Un piatto originale e anti-calura che fa calare il silenzio sul tavolo per qualche secondo: bocca piena e godimento per l’armonia fra acidità e dolcezza dell’antipasto.
Continuiamo con altre due portate di mare, che replicano la magia della cucina estrosa e arrembante di Lorenzini.
Il granchio, servito al centro del suo carapace con mela verde, rape bianche, coriandolo fresco e spuma di yogurt è cremoso e gentile.
Con le ostriche invece, glassate e accompagnate da porri e bardiccio, un tipico insaccato toscano, lo scontro fra titani del sapore si fa serio: due alimenti della stessa famiglia “o li ami o li odi” combinati con mestiere nello stesso piatto.
Sentenza del tavolo: pienamente approvato.
Un nuovo incontro tra “carne e pesce” anche per la pappardelle, arrolate, ripiene di salmì toscano e polpo arrostito. Spolverate in un boccone. A dimostrazione che l’iscrizione del tavolo al fan club dello chef è imminente.
Segue l’astice, con purea di pesche e topinambur, l’unica portata che ci ha fatto storcere il naso per la prevalenza della nota dolce.
Menzione finale per il filetto di vitella: rassicurante, tenero e cotto ad hoc, con carciofi e finferli.
Gradito anche il pane in tutte le versioni (grissino, focaccia, casereccio e ai cereali), riesco solo ad assaggiare il mascarpone con fragoline e salsa al rabarbaro, buono, come la piccola pasticceria e il caffè servito in terrazza.

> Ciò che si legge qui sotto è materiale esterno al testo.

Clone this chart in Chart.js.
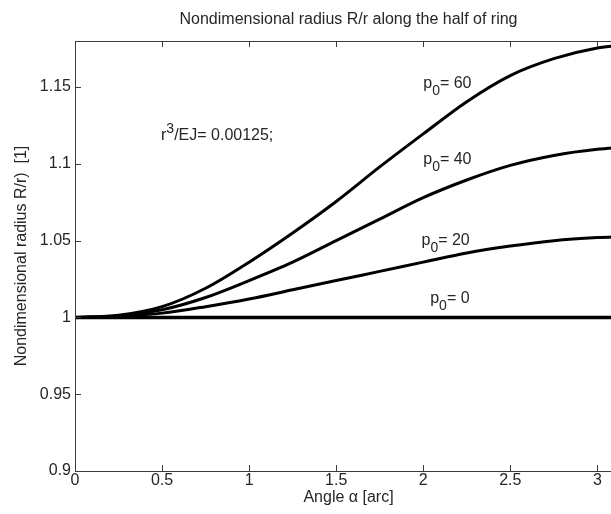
<!DOCTYPE html>
<html>
<head>
<meta charset="utf-8">
<script src="https://cdn.jsdelivr.net/npm/chart.js@4.4.1/dist/chart.umd.min.js"></script>
<style>
  html, body { margin: 0; padding: 0; background: #fff; overflow: hidden; }
  /* the plot runs a bit past the right edge of the window, like the original */
  #wrap { width: 640px; height: 514px; }
</style>
</head>
<body>
<div id="wrap"><canvas id="ring-chart" width="640" height="514"></canvas></div>
<script>
var angles = [0, 0.25, 0.5, 0.75, 1.0, 1.25, 1.5, 1.75, 2.0, 2.25, 2.5, 2.75, 3.0, 3.1416];

// nondimensional radius R/r for each load p0
var radius_p60 = [1.000, 1.0015, 1.007, 1.019, 1.036, 1.055, 1.0755, 1.098, 1.1195, 1.1405, 1.1575, 1.1685, 1.1755, 1.1772];
var radius_p40 = [1.000, 1.001, 1.005, 1.013, 1.024, 1.036, 1.050, 1.064, 1.078, 1.0895, 1.099, 1.1055, 1.1095, 1.1107];
var radius_p20 = [1.000, 1.0007, 1.0028, 1.007, 1.012, 1.018, 1.024, 1.030, 1.036, 1.0420, 1.0465, 1.0500, 1.0520, 1.0526];
var radius_p0  = [1, 1, 1, 1, 1, 1, 1, 1, 1, 1, 1, 1, 1, 1];

// curve labels (p0 value) and where they sit, in data units
var label_loads = ['60', '40', '20', '0'];
var label_alpha = [2.0, 2.0, 1.99, 2.04];
var label_level = [1.152, 1.1025, 1.0498, 1.012];

var x_ticks_step = 0.5;
var y_ticks_step = 0.05;

var font_family = '"Liberation Sans", Arial, Helvetica, sans-serif';
var text_color = '#262626';
var axis_color = '#3c3c3c';

function toPoints(ys) {
  return angles.map(function (a, i) { return { x: a, y: ys[i] }; });
}

function curve(ys, width) {
  return {
    data: toPoints(ys),
    borderColor: '#000',
    borderWidth: width,
    pointRadius: 0,
    fill: false,
    cubicInterpolationMode: 'monotone'
  };
}

// matlab style box with ticks pointing inwards
var matlabAxes = {
  id: 'matlabAxes',
  afterDraw: function (chart) {
    var ctx = chart.ctx;
    var area = chart.chartArea;
    var xs = chart.scales.x, ys = chart.scales.y;
    ctx.save();
    ctx.strokeStyle = axis_color;
    ctx.lineWidth = 1;
    ctx.beginPath();
    ctx.rect(Math.round(area.left) + 0.5, Math.round(area.top) + 0.5,
             Math.round(area.right - area.left), Math.round(area.bottom - area.top));
    xs.ticks.forEach(function (t) {
      var px = Math.round(xs.getPixelForValue(t.value)) + 0.5;
      ctx.moveTo(px, area.bottom);
      ctx.lineTo(px, area.bottom - 6);
      ctx.moveTo(px, area.top);
      ctx.lineTo(px, area.top + 6);
    });
    ys.ticks.forEach(function (t) {
      var py = Math.round(ys.getPixelForValue(t.value)) + 0.5;
      ctx.moveTo(area.left, py);
      ctx.lineTo(area.left + 6, py);
    });
    ctx.stroke();
    ctx.restore();
  }
};

// text inside the plot: p0 labels and the r^3/EJ note
var plotNotes = {
  id: 'plotNotes',
  afterDatasetsDraw: function (chart) {
    var ctx = chart.ctx;
    var xs = chart.scales.x, ys = chart.scales.y;
    var big = '16px ' + font_family;
    var small = '14px ' + font_family;
    ctx.save();
    ctx.fillStyle = text_color;
    ctx.textBaseline = 'middle';
    ctx.textAlign = 'left';
    for (var i = 0; i < label_loads.length; i++) {
      var px = xs.getPixelForValue(label_alpha[i]);
      var py = ys.getPixelForValue(label_level[i]);
      ctx.font = big;
      ctx.fillText('p', px, py);
      px += ctx.measureText('p').width;
      ctx.font = small;
      ctx.fillText('0', px, py + 7);
      px += ctx.measureText('0').width;
      ctx.font = big;
      ctx.fillText('= ' + label_loads[i], px, py);
    }
    // r^3/EJ note
    var nx = xs.getPixelForValue(0.494);
    var ny = ys.getPixelForValue(1.1185);
    ctx.font = big;
    ctx.fillText('r', nx, ny);
    nx += ctx.measureText('r').width;
    ctx.font = small;
    ctx.fillText('3', nx, ny - 6);
    nx += ctx.measureText('3').width;
    ctx.font = big;
    ctx.fillText('/EJ= 0.00125;', nx, ny);
    ctx.restore();
  }
};

function tickLabel(v) {
  return String(parseFloat(v.toFixed(2)));
}

var ctx = document.getElementById('ring-chart');
var ring_chart = new Chart(ctx, {
  type: 'line',
  data: {
    datasets: [
      curve(radius_p60, 3),
      curve(radius_p40, 3),
      curve(radius_p20, 3),
      curve(radius_p0, 3.5)
    ]
  },
  options: {
    responsive: false,
    animation: false,
    events: [],
    layout: { padding: { left: 0, right: 18, top: 0, bottom: 0 } },
    plugins: {
      legend: { display: false },
      tooltip: { enabled: false },
      title: {
        display: true,
        fullSize: false,
        text: 'Nondimensional radius R/r along the half of ring',
        color: text_color,
        font: { family: font_family, size: 16, weight: 'normal' },
        padding: { top: 10, bottom: 11.8 }
      }
    },
    scales: {
      x: {
        type: 'linear',
        min: 0,
        max: Math.PI,
        grid: { display: false, drawTicks: false },
        border: { display: false },
        ticks: {
          stepSize: x_ticks_step,
          includeBounds: false,
          maxRotation: 0,
          padding: 0,
          color: text_color,
          font: { family: font_family, size: 16 },
          callback: tickLabel
        },
        title: {
          display: true,
          text: 'Angle α [arc]',
          color: text_color,
          font: { family: font_family, size: 16 },
          padding: { top: 0, bottom: 7 }
        },
        afterFit: function (scale) { scale.height = 43; }
      },
      y: {
        min: 0.9,
        max: 1.18,
        grid: { display: false, drawTicks: false },
        border: { display: false },
        ticks: {
          stepSize: y_ticks_step,
          includeBounds: false,
          padding: 4,
          color: text_color,
          font: { family: font_family, size: 16 },
          callback: tickLabel
        },
        title: {
          display: true,
          text: 'Nondimensional radius R/r)  [1]',
          color: text_color,
          font: { family: font_family, size: 16 },
          padding: { top: 11.5, bottom: 0 }
        },
        afterFit: function (scale) { scale.width = 75; }
      }
    }
  },
  plugins: [matlabAxes, plotNotes]
});
</script>
</body>
</html>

Il conto, come la cena, è di quelli che non si dimenticano facilmente: 110 euro a testa, esclusi i vini.
Chiaro che in assoluto non sono pochi, ma il punto è sempre quello, che per noi la spesa valga ciò che è stato preparato, cucinato, servito. E da questo punto di vista su Matteo Lorenzini non ci sono dubbi.
Anzi, incuriositi e divertiti dall’idea di una nuova esperienza fuori dall’ordinario la promessa, usciti dalla lussuosa hall, è di tornare appena possibile a sperimentare gli altri piatti.
Per quel che mi riguarda, programmerei un’altra visita anche solo per ordinare doppia porzione di cappelunghe.